If anybody sounds like nutters in this debate, it is those who want to blame the little DUP for the mess caused by the EU elite’s escalating war on democracy. Juncker and Co are determined to teach the UK’s disobedient Leave voters a harsh lesson, and warn the other revolting peoples of the EU to do as they are told.

This crisis has been created by the EU’s attempts to impose a sort of neo-colonial settlement, whereby the UK remains under its sway even after Brexit – and by the pathetic grovelling of May’s stricken government before the demands from Brussels. The DUP can hardly be blamed for that.

To be clear, I am no fan of the DUP. Some of us have long believed that Ireland is one 32-county nation and should be united, rather than divided by a border that leaves six north-eastern counties incorporated into the UK. The role of the late Reverend Ian Paisley and his Protestant party in inflaming loyalist passions during the ‘Troubles’ is a matter of record.

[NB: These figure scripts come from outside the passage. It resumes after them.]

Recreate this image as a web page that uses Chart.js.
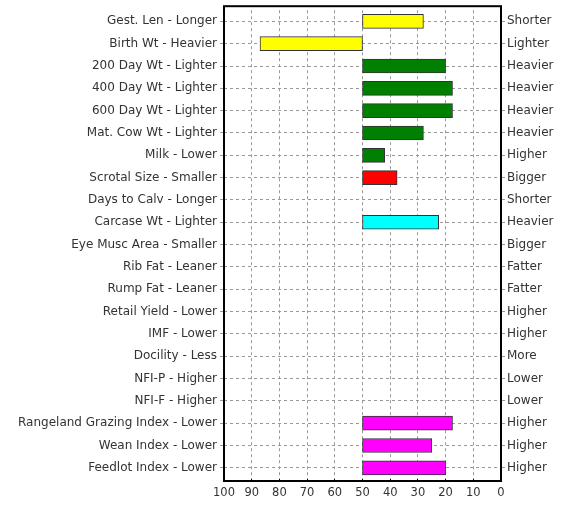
<!DOCTYPE html>
<html>
<head>
<meta charset="utf-8">
<script src="https://cdn.jsdelivr.net/npm/chart.js@4"></script>
<style>
  html, body { margin: 0; padding: 0; background: #fff; }
  #wrap { width: 570px; height: 507px; }
</style>
</head>
<body>
<div id="wrap"><canvas id="traitChart"></canvas></div>
<script>
// Trait names (left) and the opposite direction (right)
const leftLabels = [
    'Gest. Len - Longer', 'Birth Wt - Heavier', '200 Day Wt - Lighter', '400 Day Wt - Lighter',
    '600 Day Wt - Lighter', 'Mat. Cow Wt - Lighter', 'Milk - Lower', 'Scrotal Size - Smaller',
    'Days to Calv - Longer', 'Carcase Wt - Lighter', 'Eye Musc Area - Smaller', 'Rib Fat - Leaner',
    'Rump Fat - Leaner', 'Retail Yield - Lower', 'IMF - Lower', 'Docility - Less',
    'NFI-P - Higher', 'NFI-F - Higher', 'Rangeland Grazing Index - Lower', 'Wean Index - Lower',
    'Feedlot Index - Lower'
];
const rightLabels = [
    'Shorter', 'Lighter', 'Heavier', 'Heavier', 'Heavier', 'Heavier', 'Higher', 'Bigger',
    'Shorter', 'Heavier', 'Bigger', 'Fatter', 'Fatter', 'Higher', 'Higher', 'More',
    'Lower', 'Lower', 'Higher', 'Higher', 'Higher'
];
// percentile where each bar ends (bars start at 50), null = no bar
const barEnds = [28, 87, 20, 17.5, 17.5, 28, 42, 37.5, null, 22.5, null, null,
                 null, null, null, null, null, null, 17.5, 25, 20];
const barColors = ['#ffff00', '#ffff00', '#008000', '#008000', '#008000', '#008000', '#008000', '#ff0000',
                   null, '#00ffff', null, null, null, null, null, null, null, null,
                   '#ff00ff', '#ff00ff', '#ff00ff'];
const xTicks = [100, 90, 80, 70, 60, 50, 40, 30, 20, 10, 0];

const floating = barEnds.map(v => v === null ? null : [50, v]);

const framePlugin = {
    id: 'frame',
    afterDraw(chart) {
        const a = chart.chartArea;
        const c = chart.ctx;
        c.save();
        c.strokeStyle = '#000';
        c.lineWidth = 2;
        c.strokeRect(a.left, a.top - 4, a.right - a.left, a.bottom - a.top + 6);
        c.restore();
    }
};

const font = { family: 'DejaVu Sans, Verdana, sans-serif', size: 12 };

new Chart(document.getElementById('traitChart'), {
    type: 'bar',
    data: {
        labels: leftLabels,
        datasets: [{
            data: floating,
            backgroundColor: barColors,
            borderColor: '#333',
            borderWidth: 1,
            borderSkipped: false,
            barThickness: 14
        }]
    },
    options: {
        indexAxis: 'y',
        responsive: true,
        maintainAspectRatio: false,
        animation: false,
        layout: { padding: { top: 10, bottom: 0, left: 0, right: 0 } },
        plugins: { legend: { display: false }, tooltip: { enabled: false } },
        scales: {
            x: {
                type: 'linear',
                reverse: true,
                min: 0,
                max: 100,
                afterBuildTicks: axis => { axis.ticks = xTicks.map(v => ({ value: v })); },
                ticks: { color: '#333', font: { family: font.family, size: 11.5 }, padding: 4, maxRotation: 0, minRotation: 0, autoSkip: false },
                grid: {
                    color: '#999',
                    tickColor: '#000',
                    tickLength: 3,
                    drawTicks: true
                },
                border: { display: false, dash: [3, 3] },
                afterFit: axis => { axis.height = 28; }
            },
            y: {
                type: 'category',
                position: 'left',
                ticks: { color: '#333', font: font, padding: 3, autoSkip: false },
                grid: {
                    offset: false,
                    color: '#999',
                    tickColor: '#999',
                    tickLength: 4
                },
                border: { display: false, dash: [3, 3] },
                afterFit: axis => { axis.width = 224; }
            },
            y2: {
                type: 'category',
                position: 'right',
                labels: rightLabels,
                ticks: { color: '#333', font: font, padding: 2, autoSkip: false },
                grid: {
                    offset: false,
                    drawOnChartArea: false,
                    color: '#999',
                    tickLength: 4
                },
                border: { display: false },
                afterFit: axis => { axis.width = 69; }
            }
        }
    },
    plugins: [framePlugin]
});
</script>
</body>
</html>
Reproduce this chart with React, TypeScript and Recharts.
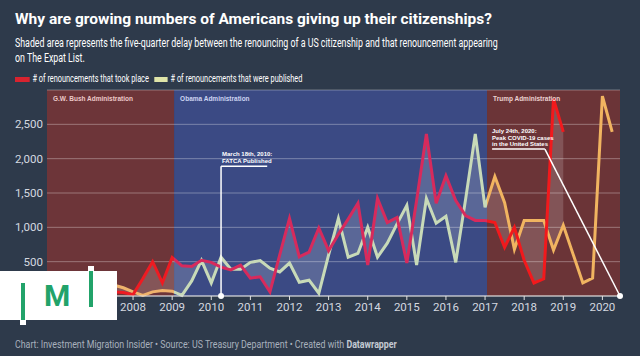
import React from 'react';
import {
  ComposedChart,
  Line,
  Area,
  XAxis,
  YAxis,
  CartesianGrid,
  ReferenceArea,
  ReferenceLine,
  ReferenceDot,
} from 'recharts';

// quarter start (year + q/4)
const QUARTERS = [
  2006, 2006.25, 2006.5, 2006.75, 2007, 2007.25, 2007.5, 2007.75,
  2008, 2008.25, 2008.5, 2008.75, 2009, 2009.25, 2009.5, 2009.75,
  2010, 2010.25, 2010.5, 2010.75, 2011, 2011.25, 2011.5, 2011.75,
  2012, 2012.25, 2012.5, 2012.75, 2013, 2013.25, 2013.5, 2013.75,
  2014, 2014.25, 2014.5, 2014.75, 2015, 2015.25, 2015.5, 2015.75,
  2016, 2016.25, 2016.5, 2016.75, 2017, 2017.25, 2017.5, 2017.75,
  2018, 2018.25, 2018.5, 2018.75, 2019, 2019.25, 2019.5, 2019.75,
  2020, 2020.25,
];

const TOOK_PLACE = [
  60, 50, 80, 60, 70, 90, 60, 50,
  20, 250, 500, 190, 560, 440, 430, 520,
  490, 420, 380, 450, 260, 280, 60, 600,
  1130, 570, 640, 990, 660, 900, 1120, 1350,
  450, 1420, 1070, 1145, 480, 1390, 2360, 1350,
  1750, 1390, 1170, 1100, 1100, 1070, 710, 1000,
  520, 190, 250, 2870, 2390, null, null, null,
  null, null,
];

const PUBLISHED = [
  120, 140, 110, 150, 130, 170, 160, 120,
  60, 10, 60, 80, 70, 10, 220, 520,
  190, 565, 390, 390, 490, 515, 405, 350,
  480, 200, 230, 40, 600, 1130, 565, 620,
  1000, 565, 770, 1050, 1320, 450, 1420, 1060,
  1160, 490, 1400, 2360, 1290, 1740, 1360, 680,
  1100, 1100, 1100, 670, 1030, 610, 190, 260,
  2910, 2390,
];

// 2006 and 2007 sit under the logo
const YEARS = [2008, 2009, 2010, 2011, 2012, 2013, 2014, 2015, 2016, 2017, 2018, 2019, 2020];
const Y_TICKS = [500, 1000, 1500, 2000, 2500];

// administrations
const ADMINS = [
  { name: 'G.W. Bush Administration', from: 2005.8, to: 2009.05, fill: '#6d3539', text: '#ecc9c9' },
  { name: 'Obama Administration', from: 2009.05, to: 2017.05, fill: '#3b4a84', text: '#cdd4f2' },
  { name: 'Trump Administration', from: 2017.05, to: 2020.45, fill: '#6b3437', text: '#ecd2d2' },
];

const FATCA_DATE = 2010.25;
const COVID_DATE = 2020.45;

const BG = '#2e3a4b';
const AXIS_TEXT = '#d5d9e0';

function stops(first: number, last: number) {
  const a = (ADMINS[0].to - first) / (last - first);
  const b = (ADMINS[1].to - first) / (last - first);
  return [a, b];
}

const Narrow = ({ children, scale = 0.76, style }: any) => (
  <div style={{ transform: `scaleX(${scale})`, transformOrigin: 'left center', whiteSpace: 'nowrap', ...style }}>
    {children}
  </div>
);

export default function App() {
  const data = QUARTERS.map((q, i) => ({ q, took: TOOK_PLACE[i], pub: PUBLISHED[i] }));
  const lastTook = QUARTERS[TOOK_PLACE.findIndex((v) => v == null) - 1];
  const [ra, rb] = stops(QUARTERS[0], lastTook);
  const [pa, pb] = stops(QUARTERS[0], QUARTERS[QUARTERS.length - 1]);

  return (
    <div
      style={{
        position: 'absolute', left: 0, top: 0, width: 640, height: 356,
        background: BG, overflow: 'hidden', fontFamily: 'Roboto, sans-serif', color: '#fff',
      }}
    >
      <div style={{ position: 'absolute', left: 15, top: 10, fontSize: 15.5, fontWeight: 700, lineHeight: '18px' }}>
        Why are growing numbers of Americans giving up their citizenships?
      </div>
      <Narrow scale={0.735} style={{ position: 'absolute', left: 15, top: 36, fontSize: 12, lineHeight: '15px' }}>
        Shaded area represents the five-quarter delay between the renouncing of a US citizenship and that renouncement appearing
        <br />
        on The Expat List.
      </Narrow>
      <Narrow scale={0.7} style={{ position: 'absolute', left: 15, top: 72, fontSize: 10.5, lineHeight: '14px', display: 'flex', alignItems: 'center' }}>
        <span style={{ display: 'inline-block', width: 21, height: 5, background: '#d8232f', marginRight: 4 }} />
        <span># of renouncements that took place</span>
        <span style={{ display: 'inline-block', width: 19, height: 5, background: '#dfe4a9', margin: '0 4px 0 8px' }} />
        <span># of renouncements that were published</span>
      </Narrow>

      <div style={{ position: 'absolute', left: 0, top: 80 }}>
        <ComposedChart width={640} height={240} data={data} margin={{ top: 10, right: 20, bottom: 0, left: 0 }}>
          <defs>
            <linearGradient id="tookGrad" x1="0" y1="0" x2="1" y2="0">
              <stop offset={ra} stopColor="#ee1b22" />
              <stop offset={ra} stopColor="#d72a5c" />
              <stop offset={rb} stopColor="#d72a5c" />
              <stop offset={rb} stopColor="#f2191c" />
            </linearGradient>
            <linearGradient id="pubGrad" x1="0" y1="0" x2="1" y2="0">
              <stop offset={pa} stopColor="#efb36c" />
              <stop offset={pa} stopColor="#c8dab8" />
              <stop offset={pb} stopColor="#c8dab8" />
              <stop offset={pb} stopColor="#f1b460" />
            </linearGradient>
          </defs>
          {ADMINS.map((a) => (
            <ReferenceArea
              key={a.name}
              x1={a.from}
              x2={a.to}
              y1={0}
              y2={3000}
              fill={a.fill}
              fillOpacity={1}
              stroke="none"
              zIndex={-150}
              label={{
                value: a.name,
                position: 'insideTopLeft',
                offset: 6,
                fill: a.text,
                fontSize: 6.5,
                fontWeight: 700,
                fontFamily: 'Arial, Liberation Sans, sans-serif',
              }}
            />
          ))}
          <CartesianGrid vertical={false} stroke="rgba(255,255,255,0.32)" strokeWidth={1} />
          <XAxis
            dataKey="q"
            type="number"
            domain={[2005.8, 2020.45]}
            ticks={YEARS}
            interval={0}
            allowDataOverflow
            height={24}
            tickSize={4}
            tickMargin={3}
            axisLine={{ stroke: '#e2e2e2', strokeWidth: 1 }}
            tickLine={{ stroke: '#e2e2e2' }}
            tick={{ fill: AXIS_TEXT, fontSize: 11.5 }}
          />
          <YAxis
            type="number"
            domain={[0, 3000]}
            ticks={Y_TICKS}
            width={47}
            axisLine={false}
            tickLine={false}
            tickSize={0}
            tickMargin={4}
            tickFormatter={(v: number) => v.toLocaleString('en-US')}
            tick={{ fill: AXIS_TEXT, fontSize: 11.5 }}
          />
          <Area
            dataKey={(d: any) => (d.took == null ? null : [d.took, d.pub])}
            type="linear"
            fill="#ffffff"
            fillOpacity={0.16}
            stroke="none"
            isAnimationActive={false}
            activeDot={false}
          />
          <Line
            dataKey="pub"
            type="linear"
            stroke="url(#pubGrad)"
            strokeWidth={3}
            dot={false}
            activeDot={false}
            isAnimationActive={false}
          />
          <Line
            dataKey="took"
            type="linear"
            stroke="url(#tookGrad)"
            strokeWidth={3}
            dot={false}
            activeDot={false}
            isAnimationActive={false}
          />
          <ReferenceLine
            segment={[{ x: FATCA_DATE, y: 0 }, { x: FATCA_DATE, y: 1890 }]}
            stroke="#fff"
            strokeWidth={1.5}
          />
          <ReferenceLine
            segment={[{ x: FATCA_DATE, y: 1890 }, { x: 2011.43, y: 1890 }]}
            stroke="#fff"
            strokeWidth={1.5}
          />
          <ReferenceDot x={FATCA_DATE} y={0} r={3} fill="#fff" stroke="none" ifOverflow="visible" />
          <ReferenceLine
            segment={[{ x: 2017.18, y: 2140 }, { x: 2018.53, y: 2140 }]}
            stroke="#fff"
            strokeWidth={1.5}
          />
          <ReferenceLine
            segment={[{ x: 2018.53, y: 2140 }, { x: COVID_DATE, y: 0 }]}
            stroke="#fff"
            strokeWidth={1.5}
            ifOverflow="visible"
          />
          <ReferenceDot x={COVID_DATE} y={0} r={3} fill="#fff" stroke="none" ifOverflow="visible" />
        </ComposedChart>
      </div>

      {/* annotation texts */}
      <div style={{ position: 'absolute', left: 222, top: 151, fontSize: 6, fontWeight: 700, lineHeight: '7px', fontFamily: 'Arial, Liberation Sans, sans-serif' }}>
        March 18th, 2010:
        <br />
        FATCA Published
      </div>
      <div style={{ position: 'absolute', left: 492, top: 128, fontSize: 6, fontWeight: 700, lineHeight: '6.5px', fontFamily: 'Arial, Liberation Sans, sans-serif' }}>
        July 24th, 2020:
        <br />
        Peak COVID-19 cases
        <br />
        in the United States
      </div>

      {/* IMI logo */}
      <div style={{ position: 'absolute', left: 0, top: 271, width: 117, height: 49, background: '#ffffff' }} />
      <div style={{ position: 'absolute', left: 21, top: 283, width: 4, height: 37, background: '#22a36a' }} />
      <div style={{ position: 'absolute', left: 20, top: 320, width: 6, height: 5, background: '#ffffff' }} />
      <div style={{ position: 'absolute', left: 89, top: 271, width: 4, height: 36, background: '#22a36a' }} />
      <div style={{ position: 'absolute', left: 88, top: 266, width: 6, height: 5, background: '#ffffff' }} />
      <div style={{ position: 'absolute', left: 44, top: 280, fontSize: 30, fontWeight: 700, color: '#22a36a', fontFamily: 'Roboto, sans-serif', lineHeight: '31px' }}>
        M
      </div>

      <Narrow scale={0.84} style={{ position: 'absolute', left: 15, top: 338, fontSize: 10.5, lineHeight: '14px', color: '#a9b1bd' }}>
        Chart: Investment Migration Insider • Source: US Treasury Department • Created with <b style={{ color: '#c4cad3' }}>Datawrapper</b>
      </Narrow>
    </div>
  );
}
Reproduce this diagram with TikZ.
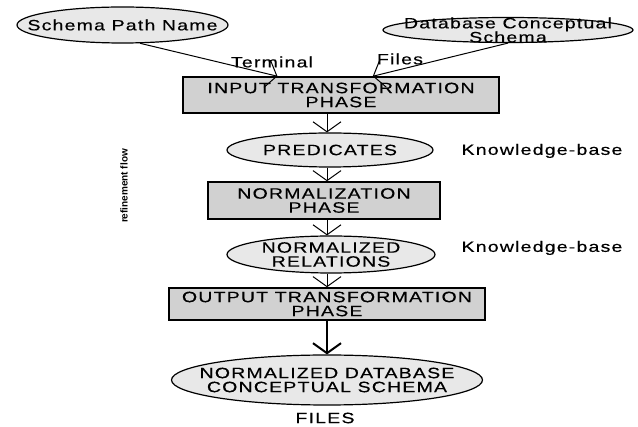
\documentclass[tikz,border=0pt]{standalone}
\usepackage{fontspec}
\setmainfont{Liberation Sans}
\newfontfamily\flowfont[FakeStretch=1.3,LetterSpace=8,FakeBold=0.4]{Liberation Sans}
\usetikzlibrary{arrows.meta,calc,positioning,shapes.geometric}
\definecolor{phaseGray}{gray}{0.82}
\definecolor{dataGray}{gray}{0.91}

\begin{document}
\begin{tikzpicture}[x=1pt,y=-1pt,
    every node/.style={font=\flowfont\fontsize{15}{14}\selectfont},
    data/.style={ellipse,draw=black,fill=dataGray,line width=1.2pt,inner sep=0pt},
    phase/.style={rectangle,draw=black,fill=phaseGray,line width=1.5pt,inner sep=0pt,align=center},
    flow/.style={-{Straight Barb[length=10pt,width=28pt]},line width=1pt}]

      \useasboundingbox (0,0) rectangle (638,427);

      % draw the data ellipses
      \node[data,minimum width=211,minimum height=36] (spn) at (122.5,25) {};
      \node[data,minimum width=250,minimum height=25] (dbcs) at (508,30) {};
      \node[data,minimum width=206,minimum height=34] (pred) at (330,150) {};
      \node[data,minimum width=208,minimum height=37] (rel) at (331,254.5) {};
      \node[data,minimum width=311,minimum height=50] (ncs) at (327,380) {};
      \node (spn-txt) at (spn) {Schema Path Name};
      \node[align=center] (dbcs-txt) at (dbcs) {Database Conceptual\\Schema};
      \node (pred-txt) at (pred) {PREDICATES};
      \node[align=center] (rel-txt) at (rel) {NORMALIZED\\RELATIONS};
      \node[align=center] (ncs-txt) at (ncs) {NORMALIZED DATABASE\\CONCEPTUAL SCHEMA};

      % draw the phase boxes
      \node[phase,minimum width=316,minimum height=36] (inbox) at (341,95) {INPUT TRANSFORMATION\\PHASE};
      \node[phase,minimum width=232,minimum height=37] (normbox) at (324,200.5) {NORMALIZATION\\PHASE};
      \node[phase,minimum width=316,minimum height=32] (outbox) at (327,304) {OUTPUT TRANSFORMATION\\PHASE};

      % the inputs
      \draw[flow] (spn.-46) -- ($(inbox.north west)!0.3!(inbox.north east)$);
      \draw[flow] (dbcs.south) -- ($(inbox.north west)!0.6!(inbox.north east)$);
      \node (terminal) at (272,62) {Terminal};
      \node (files-in) at (400,59) {Files};

      % the refinement column
      \coordinate (spine) at (327,0);
      \foreach \a/\b in {inbox/pred, pred/normbox, normbox/rel, rel/outbox}
        \draw[flow] (\a.south -| spine) -- (\b.north -| spine);
      \draw[flow,line width=2pt] (outbox.south -| spine) -- (ncs.north -| spine);

      % side labels
      \node (kb1) at (542,151) {Knowledge-base};
      \node (kb2) at (542,248) {Knowledge-base};
      \node (files-out) at (325,418) {FILES};
      \node[rotate=90,font=\fontsize{10}{10}\selectfont\bfseries] (refine) at (124,186) {refinement flow};

\end{tikzpicture}
\end{document}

But whatever anybody’s feelings about Paisleyites might be, we should not accept the current attempts to scapegoat the DUP as a singularly malign political force blocking the road to progress. The DUP is often branded ‘medieval’, or even ‘fascist’ on the fringes of social media, for its conservative social policies. Why?

So the party opposes legalising gay marriage. German chancellor Angela Merkel also voted against that. Yet somehow the most powerful figure in the EU escapes the opprobrium of her UK Remainer fan club. The DUP is also opposed to legalised abortion. That reactionary attitude should be opposed, of course; women in Ireland, north and south, need the right to choose. Note, however, that Northern Ireland’s main nationalist party, Sinn Fein, has long shared the DUP’s backward attitudes to abortion. Yet we don’t see the Remainer republicans being branded medieval misogynists. On other issues, meanwhile, the DUP might be considered on the ‘left’, having got the Tories to increase welfare spending and keep the ‘triple lock’ on state pensions as part of their confidence-and-supply agreement. But that has not saved the DUP from the wrath of Remainers who normally bang on about the evils of Tory austerity.

No, the DUP has been singled out for scapegoating solely because of its firm stance on Brexit. Yet in rejecting the reported May-Juncker deal on ‘regulatory alignment’ between Northern and southern Ireland, leader Arlene Foster and her MPs are surely only trying to live up to their party’s name as Democratic Unionists.

‘Democratic’ because they are doing their job in representing those 292,316 people who voted DUP in the June election. Leave aside for a moment the vexed question of whether the statelet of Northern Ireland can be called democratic. Those voters backed the DUP on a clear pro-Brexit platform. Indeed, the DUP might even claim a wider democratic legitimacy on this issue. Despite 52 per cent voting Leave in June 2016, the DUP is now the only party in the UK parliament not led by politicians who backed the establishment’s Remain campaign.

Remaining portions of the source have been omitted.